F and A were directors and (along with their families) 60/40 shareholders in a company. The company owned a block of land. F and A discussed an arrangement where each would get – for themselves – a small parcel of land subdivided from the company’s larger block without having to pay for it.
A’s parcel of land was subdivided and transferred to A with a price of $175,000.00 recorded on the sale contract, but with no actual money changing hands.
F applied to subdivide their block but was unsuccessful.
Years later, after a curious meeting with F and a private investigator engaged by F, A paid the $175,000.00 to the company.
F later commenced proceedings seeking (among other things) specific performance of the agreement. F lost, including because the primary judge found no binding obligation to cause the subdivision and distribute F’s block. F appealed.
On appeal, the Court found that there was indeed a binding obligation in those terms. The Court of Appeal noted that the payment of $175,000.00 was curious as it was never demanded and was made after A felt “intimidated and confused” following the private investigator meeting.

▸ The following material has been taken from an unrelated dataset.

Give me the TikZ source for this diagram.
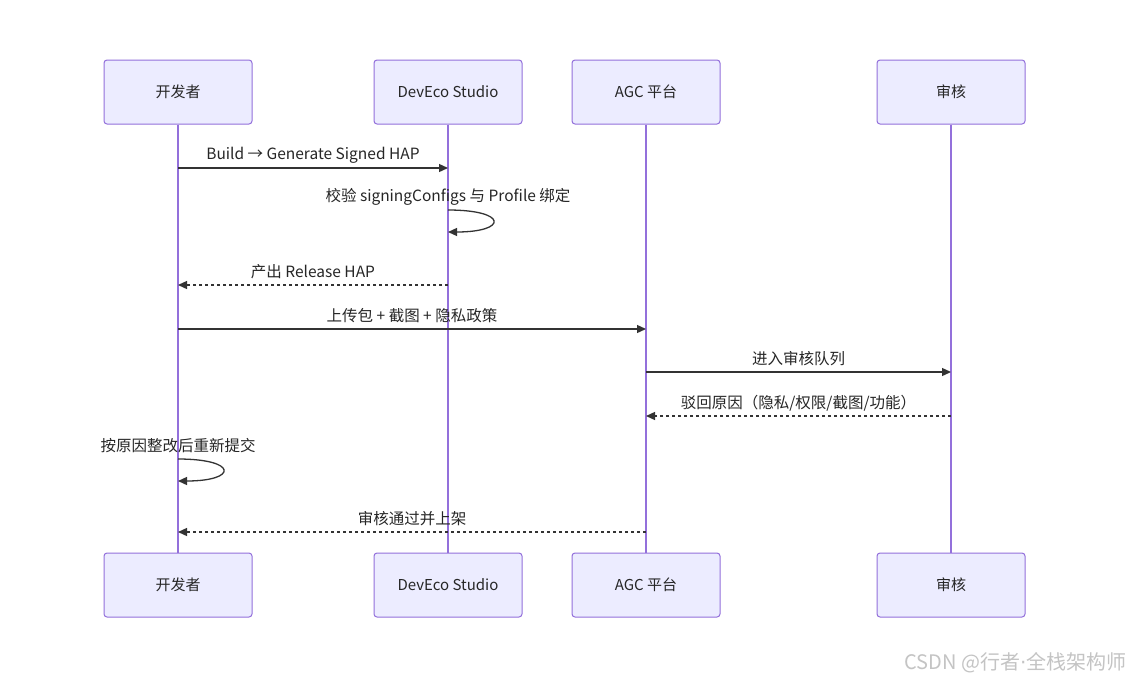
\documentclass[tikz,border=0pt]{standalone}
\usepackage{fontspec}
\setmainfont{Noto Sans CJK SC}
\newfontfamily\dotfont{DejaVu Sans}
\usepackage{tikz}
\usetikzlibrary{arrows.meta}
\definecolor{actorfill}{HTML}{ECECFF}
\definecolor{actorline}{HTML}{9370DB}
\definecolor{msgline}{HTML}{333333}
\definecolor{wmgray}{HTML}{C4C4C4}
\tikzstyle{actor} = [draw=actorline, fill=actorfill, line width=1pt,
    rectangle, rounded corners=3pt, minimum width=148pt, minimum height=64pt,
    font=\fontsize{15}{18}\selectfont, text=black!85]
\tikzstyle{lifeline} = [draw=actorline, line width=1.6pt]
\tikzstyle{msg} = [draw=msgline, line width=1.3pt,
    -{Triangle[length=9pt,width=8pt]}]
\tikzstyle{reply} = [msg, dash pattern=on 3pt off 3pt]
\tikzstyle{msglabel} = [font=\fontsize{15.5}{18}\selectfont, text=black!85, yshift=13pt]

\begin{document}
\begin{tikzpicture}[x=1pt,y=-1pt]
                \useasboundingbox[fill=white] (0,0) rectangle (1133,683);
                \node [actor] (devT) at (178,92) {开发者};
                \node [actor] (ideT) at (448,92) {DevEco Studio};
                \node [actor] (agcT) at (646,92) {AGC 平台};
                \node [actor] (revT) at (951,92) {审核};
                \node [actor] (devB) at (178,585) {开发者};
                \node [actor] (ideB) at (448,585) {DevEco Studio};
                \node [actor] (agcB) at (646,585) {AGC 平台};
                \node [actor] (revB) at (951,585) {审核};
                \draw [lifeline] (devT) -- (devB);
                \draw [lifeline] (ideT) -- (ideB);
                \draw [lifeline] (agcT) -- (agcB);
                \draw [lifeline] (revT) -- (revB);
                \coordinate (r1) at (0,168);
                \coordinate (r2a) at (0,210);
                \coordinate (r2b) at (0,232);
                \coordinate (r3) at (0,285);
                \coordinate (r4) at (0,329);
                \coordinate (r5) at (0,372);
                \coordinate (r6) at (0,416);
                \coordinate (r7a) at (0,459);
                \coordinate (r7b) at (0,481);
                \coordinate (r8) at (0,532);
                \draw [msg] (devT |- r1) -- (ideT |- r1)
                    node [msglabel, midway] {Build → Generate Signed HAP};
                \node [msglabel] (loop1) at (ideT |- r2a) {校验 signingConfigs 与 Profile 绑定};
                \draw [msg] (ideT |- r2a) .. controls +(60,0) and +(60,0) .. (ideT |- r2b);
                \draw [reply] (ideT |- r3) -- (devT |- r3)
                    node [msglabel, midway] {产出 Release HAP};
                \draw [msg] (devT |- r4) -- (agcT |- r4)
                    node [msglabel, midway] {上传包 + 截图 + 隐私政策};
                \draw [msg] (agcT |- r5) -- (revT |- r5)
                    node [msglabel, midway] {进入审核队列};
                \draw [reply] (revT |- r6) -- (agcT |- r6)
                    node [msglabel, midway] {驳回原因（隐私/权限/截图/功能）};
                \node [msglabel] (loop2) at (devT |- r7a) {按原因整改后重新提交};
                \draw [msg] (devT |- r7a) .. controls +(60,0) and +(60,0) .. (devT |- r7b);
                \draw [reply] (agcT |- r8) -- (devT |- r8)
                    node [msglabel, midway] {审核通过并上架};
                \node [font=\fontsize{20}{24}\selectfont, text=wmgray, anchor=east] (mark) at (1130,663) {CSDN @行者{\dotfont ·}全栈架构师};
\end{tikzpicture}
\end{document}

A argued that even if there was a binding contract, F repudiated it by causing the private investigator to behave as they did. However, because F had already performed their obligation to drive the company to transfer the land to A, there were no obligations left for F to evince an intention not to be bound by. F had already done everything they needed to for A to get their land. As such, F did not repudiate.
This means that the net effect of the binding obligation, and A acting on it while F did not, is that F received nothing from the arrangement and A received their land. (A may have a remedy to recover the $175,000.00, but that was not raised in these proceedings.)
The Court found A repudiated by purporting to accept F’s would-be repudiation, so A themself had evinced an invention not bound by the agreement. There were difficulties with the order for specific performance sought, including identifying the land that would be the subject of any order and any planning or zoning issues that might prevent subdivision. The matter was referred back to the primary judge to consider specific performance versus damages.
What this complex decision shows is that disputes between co-owners can become confusing and expensive if there is no clear and binding agreement in place at the outset.